**Exercise**: Your task is to write out the complete listing exactly as it is shown.

** start of Information supplied **

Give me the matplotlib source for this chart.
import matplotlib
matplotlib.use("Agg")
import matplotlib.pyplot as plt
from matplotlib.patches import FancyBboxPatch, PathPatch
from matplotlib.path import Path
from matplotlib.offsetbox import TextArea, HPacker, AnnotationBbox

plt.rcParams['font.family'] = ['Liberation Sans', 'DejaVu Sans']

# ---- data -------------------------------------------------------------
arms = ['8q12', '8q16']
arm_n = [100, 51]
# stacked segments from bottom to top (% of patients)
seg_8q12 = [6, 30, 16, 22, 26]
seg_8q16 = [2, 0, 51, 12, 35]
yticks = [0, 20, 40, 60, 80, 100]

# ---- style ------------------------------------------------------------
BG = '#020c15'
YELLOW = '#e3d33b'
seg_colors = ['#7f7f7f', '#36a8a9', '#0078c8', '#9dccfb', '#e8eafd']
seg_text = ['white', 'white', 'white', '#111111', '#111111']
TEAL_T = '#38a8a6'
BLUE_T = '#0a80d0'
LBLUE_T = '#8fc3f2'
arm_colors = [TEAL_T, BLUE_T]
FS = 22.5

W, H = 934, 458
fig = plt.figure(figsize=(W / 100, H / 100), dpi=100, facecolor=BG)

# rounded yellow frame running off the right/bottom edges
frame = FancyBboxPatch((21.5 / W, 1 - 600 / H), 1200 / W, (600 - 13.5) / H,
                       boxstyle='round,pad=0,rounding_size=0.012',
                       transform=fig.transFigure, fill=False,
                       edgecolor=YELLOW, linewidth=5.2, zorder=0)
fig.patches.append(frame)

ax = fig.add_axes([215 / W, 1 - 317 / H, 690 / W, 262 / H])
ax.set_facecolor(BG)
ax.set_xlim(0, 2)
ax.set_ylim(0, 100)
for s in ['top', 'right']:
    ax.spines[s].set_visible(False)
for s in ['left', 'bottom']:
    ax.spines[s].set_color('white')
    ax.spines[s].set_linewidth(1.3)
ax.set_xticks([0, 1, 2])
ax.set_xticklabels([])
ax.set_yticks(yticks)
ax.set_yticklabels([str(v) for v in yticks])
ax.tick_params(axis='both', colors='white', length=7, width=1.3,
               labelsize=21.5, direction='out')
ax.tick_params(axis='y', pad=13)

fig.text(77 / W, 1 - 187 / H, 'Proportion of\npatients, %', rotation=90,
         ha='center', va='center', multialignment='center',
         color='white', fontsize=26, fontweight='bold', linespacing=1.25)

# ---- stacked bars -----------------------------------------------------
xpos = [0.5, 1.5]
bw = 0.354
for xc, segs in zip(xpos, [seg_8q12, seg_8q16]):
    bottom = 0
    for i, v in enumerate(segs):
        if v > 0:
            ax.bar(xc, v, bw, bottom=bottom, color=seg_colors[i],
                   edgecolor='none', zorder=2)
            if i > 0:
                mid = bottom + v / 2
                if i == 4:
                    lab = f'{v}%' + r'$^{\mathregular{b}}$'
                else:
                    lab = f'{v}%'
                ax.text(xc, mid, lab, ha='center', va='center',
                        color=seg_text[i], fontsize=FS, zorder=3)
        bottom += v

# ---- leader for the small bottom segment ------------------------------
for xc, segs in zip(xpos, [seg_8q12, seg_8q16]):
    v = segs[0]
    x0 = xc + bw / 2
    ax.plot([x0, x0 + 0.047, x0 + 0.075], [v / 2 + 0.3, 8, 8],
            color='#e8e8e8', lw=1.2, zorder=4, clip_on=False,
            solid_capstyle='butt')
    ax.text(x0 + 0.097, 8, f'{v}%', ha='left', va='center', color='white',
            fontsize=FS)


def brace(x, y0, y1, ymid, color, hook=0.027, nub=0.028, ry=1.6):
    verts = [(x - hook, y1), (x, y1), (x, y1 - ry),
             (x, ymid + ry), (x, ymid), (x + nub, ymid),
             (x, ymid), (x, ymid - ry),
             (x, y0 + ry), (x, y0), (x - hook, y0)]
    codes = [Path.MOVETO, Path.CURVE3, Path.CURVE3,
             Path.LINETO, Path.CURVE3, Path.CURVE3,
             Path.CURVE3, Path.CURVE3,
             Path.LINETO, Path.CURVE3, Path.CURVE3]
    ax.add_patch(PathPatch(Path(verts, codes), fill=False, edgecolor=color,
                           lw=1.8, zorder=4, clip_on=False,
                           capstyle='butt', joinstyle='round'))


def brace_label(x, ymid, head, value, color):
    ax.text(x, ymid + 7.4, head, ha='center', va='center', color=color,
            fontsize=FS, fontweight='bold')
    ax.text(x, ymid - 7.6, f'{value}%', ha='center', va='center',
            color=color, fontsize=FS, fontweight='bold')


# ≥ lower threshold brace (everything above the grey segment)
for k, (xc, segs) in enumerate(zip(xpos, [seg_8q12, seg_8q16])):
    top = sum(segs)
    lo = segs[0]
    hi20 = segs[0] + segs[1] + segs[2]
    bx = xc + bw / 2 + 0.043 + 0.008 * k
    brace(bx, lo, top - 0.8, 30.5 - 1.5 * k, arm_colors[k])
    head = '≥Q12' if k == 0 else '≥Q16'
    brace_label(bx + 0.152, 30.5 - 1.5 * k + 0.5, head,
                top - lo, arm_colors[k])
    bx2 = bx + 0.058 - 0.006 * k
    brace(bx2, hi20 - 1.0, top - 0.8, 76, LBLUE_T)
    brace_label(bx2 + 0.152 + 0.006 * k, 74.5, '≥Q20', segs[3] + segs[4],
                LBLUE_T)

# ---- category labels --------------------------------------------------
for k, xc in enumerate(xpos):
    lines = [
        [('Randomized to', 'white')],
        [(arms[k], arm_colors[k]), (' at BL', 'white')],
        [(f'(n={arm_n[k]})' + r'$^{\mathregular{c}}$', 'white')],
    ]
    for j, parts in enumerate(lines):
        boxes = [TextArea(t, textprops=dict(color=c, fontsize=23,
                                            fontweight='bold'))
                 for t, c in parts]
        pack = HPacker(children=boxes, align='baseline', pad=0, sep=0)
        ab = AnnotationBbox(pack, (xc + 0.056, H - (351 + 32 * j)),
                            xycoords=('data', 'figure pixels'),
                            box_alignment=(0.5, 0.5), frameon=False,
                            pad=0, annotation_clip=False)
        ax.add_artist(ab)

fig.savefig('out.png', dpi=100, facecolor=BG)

** end of Information supplied **

**Final answer**:
Give me the matplotlib source for this chart.
import matplotlib
matplotlib.use("Agg")
import matplotlib.pyplot as plt
from matplotlib.patches import FancyBboxPatch, PathPatch
from matplotlib.path import Path
from matplotlib.offsetbox import TextArea, HPacker, AnnotationBbox

plt.rcParams['font.family'] = ['Liberation Sans', 'DejaVu Sans']

# ---- data -------------------------------------------------------------
arms = ['8q12', '8q16']
arm_n = [100, 51]
# stacked segments from bottom to top (% of patients)
seg_8q12 = [6, 30, 16, 22, 26]
seg_8q16 = [2, 0, 51, 12, 35]
yticks = [0, 20, 40, 60, 80, 100]

# ---- style ------------------------------------------------------------
BG = '#020c15'
YELLOW = '#e3d33b'
seg_colors = ['#7f7f7f', '#36a8a9', '#0078c8', '#9dccfb', '#e8eafd']
seg_text = ['white', 'white', 'white', '#111111', '#111111']
TEAL_T = '#38a8a6'
BLUE_T = '#0a80d0'
LBLUE_T = '#8fc3f2'
arm_colors = [TEAL_T, BLUE_T]
FS = 22.5

W, H = 934, 458
fig = plt.figure(figsize=(W / 100, H / 100), dpi=100, facecolor=BG)

# rounded yellow frame running off the right/bottom edges
frame = FancyBboxPatch((21.5 / W, 1 - 600 / H), 1200 / W, (600 - 13.5) / H,
                       boxstyle='round,pad=0,rounding_size=0.012',
                       transform=fig.transFigure, fill=False,
                       edgecolor=YELLOW, linewidth=5.2, zorder=0)
fig.patches.append(frame)

ax = fig.add_axes([215 / W, 1 - 317 / H, 690 / W, 262 / H])
ax.set_facecolor(BG)
ax.set_xlim(0, 2)
ax.set_ylim(0, 100)
for s in ['top', 'right']:
    ax.spines[s].set_visible(False)
for s in ['left', 'bottom']:
    ax.spines[s].set_color('white')
    ax.spines[s].set_linewidth(1.3)
ax.set_xticks([0, 1, 2])
ax.set_xticklabels([])
ax.set_yticks(yticks)
ax.set_yticklabels([str(v) for v in yticks])
ax.tick_params(axis='both', colors='white', length=7, width=1.3,
               labelsize=21.5, direction='out')
ax.tick_params(axis='y', pad=13)

fig.text(77 / W, 1 - 187 / H, 'Proportion of\npatients, %', rotation=90,
         ha='center', va='center', multialignment='center',
         color='white', fontsize=26, fontweight='bold', linespacing=1.25)

# ---- stacked bars -----------------------------------------------------
xpos = [0.5, 1.5]
bw = 0.354
for xc, segs in zip(xpos, [seg_8q12, seg_8q16]):
    bottom = 0
    for i, v in enumerate(segs):
        if v > 0:
            ax.bar(xc, v, bw, bottom=bottom, color=seg_colors[i],
                   edgecolor='none', zorder=2)
            if i > 0:
                mid = bottom + v / 2
                if i == 4:
                    lab = f'{v}%' + r'$^{\mathregular{b}}$'
                else:
                    lab = f'{v}%'
                ax.text(xc, mid, lab, ha='center', va='center',
                        color=seg_text[i], fontsize=FS, zorder=3)
        bottom += v

# ---- leader for the small bottom segment ------------------------------
for xc, segs in zip(xpos, [seg_8q12, seg_8q16]):
    v = segs[0]
    x0 = xc + bw / 2
    ax.plot([x0, x0 + 0.047, x0 + 0.075], [v / 2 + 0.3, 8, 8],
            color='#e8e8e8', lw=1.2, zorder=4, clip_on=False,
            solid_capstyle='butt')
    ax.text(x0 + 0.097, 8, f'{v}%', ha='left', va='center', color='white',
            fontsize=FS)


def brace(x, y0, y1, ymid, color, hook=0.027, nub=0.028, ry=1.6):
    verts = [(x - hook, y1), (x, y1), (x, y1 - ry),
             (x, ymid + ry), (x, ymid), (x + nub, ymid),
             (x, ymid), (x, ymid - ry),
             (x, y0 + ry), (x, y0), (x - hook, y0)]
    codes = [Path.MOVETO, Path.CURVE3, Path.CURVE3,
             Path.LINETO, Path.CURVE3, Path.CURVE3,
             Path.CURVE3, Path.CURVE3,
             Path.LINETO, Path.CURVE3, Path.CURVE3]
    ax.add_patch(PathPatch(Path(verts, codes), fill=False, edgecolor=color,
                           lw=1.8, zorder=4, clip_on=False,
                           capstyle='butt', joinstyle='round'))


def brace_label(x, ymid, head, value, color):
    ax.text(x, ymid + 7.4, head, ha='center', va='center', color=color,
            fontsize=FS, fontweight='bold')
    ax.text(x, ymid - 7.6, f'{value}%', ha='center', va='center',
            color=color, fontsize=FS, fontweight='bold')


# ≥ lower threshold brace (everything above the grey segment)
for k, (xc, segs) in enumerate(zip(xpos, [seg_8q12, seg_8q16])):
    top = sum(segs)
    lo = segs[0]
    hi20 = segs[0] + segs[1] + segs[2]
    bx = xc + bw / 2 + 0.043 + 0.008 * k
    brace(bx, lo, top - 0.8, 30.5 - 1.5 * k, arm_colors[k])
    head = '≥Q12' if k == 0 else '≥Q16'
    brace_label(bx + 0.152, 30.5 - 1.5 * k + 0.5, head,
                top - lo, arm_colors[k])
    bx2 = bx + 0.058 - 0.006 * k
    brace(bx2, hi20 - 1.0, top - 0.8, 76, LBLUE_T)
    brace_label(bx2 + 0.152 + 0.006 * k, 74.5, '≥Q20', segs[3] + segs[4],
                LBLUE_T)

# ---- category labels --------------------------------------------------
for k, xc in enumerate(xpos):
    lines = [
        [('Randomized to', 'white')],
        [(arms[k], arm_colors[k]), (' at BL', 'white')],
        [(f'(n={arm_n[k]})' + r'$^{\mathregular{c}}$', 'white')],
    ]
    for j, parts in enumerate(lines):
        boxes = [TextArea(t, textprops=dict(color=c, fontsize=23,
                                            fontweight='bold'))
                 for t, c in parts]
        pack = HPacker(children=boxes, align='baseline', pad=0, sep=0)
        ab = AnnotationBbox(pack, (xc + 0.056, H - (351 + 32 * j)),
                            xycoords=('data', 'figure pixels'),
                            box_alignment=(0.5, 0.5), frameon=False,
                            pad=0, annotation_clip=False)
        ax.add_artist(ab)

fig.savefig('out.png', dpi=100, facecolor=BG)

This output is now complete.